Given the role creativity can play in a business’s performance, it makes sense that companies that optimize how they recognize employees’ creativity should also enjoy greater success. Yet, somewhat counterintuitively, focusing awards and recognition only on the success of employees’ creative efforts can backfire. “It’s not that rewards are inherently bad, but they can have unintended consequences,” said Markus Baer, Ph.D., and Professor of Organizational Behavior at Washington University in St. Louis.

How recognition can hinder creativity

Baer and Dirk Deichmann in the Department of Technology and Operations Management with the Rotterdam School of Management in the Netherlands examined why some first-time successful producers of creative content struggle to repeat their initial success. Their research was published in the Journal of Applied Psychology.

The duo looked at 224 first-time cookbook authors in the United Kingdom. Cookbooks are true creative efforts that often require months of work, Baer noted.

They found that only about half of the authors produced a second cookbook. Moreover, the more novel the initial cookbook, the less likely the creator went on to produce a second cookbook, Baer said. The reason? “…[M]odel-award-winning producers of novel cookbooks (or ideas for them) are less likely to follow-up their initial production with a second one, largely because of the potential erosion to a person's creative identity that doing so may cause,” Baer and Deichmann concluded.

In many organizations, employees who think of themselves as primarily creative often fear that continuing their work will jeopardize this identity, Baer said. After all, it’s difficult to predict how new products or services—essentially, creative endeavors—will fare in the marketplace. Commercial success often is influenced by factors that have little to do with the creativity of a product or service itself.

While most ideas don’t go anywhere, they can be springboards to new or better ideas.

Tucker J. Marion, Ph.D., Associate Professor of Technological Entrepreneurship at Northeastern University

Creativity: reality versus the abstract

When many organizations recognize creative efforts, they tend to focus on the outcome. One reason is that few people understand the creative process, which is rarely straightforward and often involves multiple setbacks. “It’s the abstract attraction of creativity versus the messy reality,” Baer said.

In addition, employees who question established procedures, which can prompt creative ideas, tend to be more difficult to manage, Baer said. Most managers who state an order simply want it followed. “It leads to the repetition of existing work,” he added.

[Read more: How to Encourage Employees to Share Ideas]

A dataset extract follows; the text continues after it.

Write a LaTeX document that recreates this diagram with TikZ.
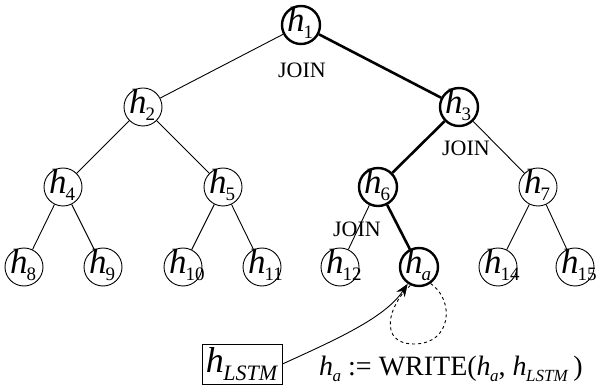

Some assume creativity happens magically, Baer said. In reality, however, creative breakthroughs, even if they seem to occur suddenly, typically are the result of extensive, intense work.

Successfully recognizing creativity

To create an environment that encourages sustained creativity, companies need to consider the effort that goes into the creative process and not just the outcome. “Think of it as production process that takes time,” Baer said. For instance, did the creative team challenge existing assumptions? Are they expanding their knowledge base? The more systematically employees engage in these types of activities, the more positive outcomes they’ll produce in the long run, he added.

It’s also important to allow or even encourage failure, said Tucker J. Marion, Ph.D., Associate Professor of Technological Entrepreneurship at Northeastern University.

This doesn’t mean acting with no regard for budgets and the investment of time and other resources that might go into a creative effort, he added. Instead, companies need to leverage failure. That generally means failing fast and moving on. “While most ideas don’t go anywhere, they can be springboards to new or better ideas,” Marion added. In addition, the insight employees learn from the ideas and failures can itself be valuable, he added.

[Read more: How to Boost Your Employees' Creativity]

In contrast, recognizing only the outcome of creative activity can discourage learning and creativity. “If you only focus on the outcome, people become unnecessarily risk averse,” Baer said.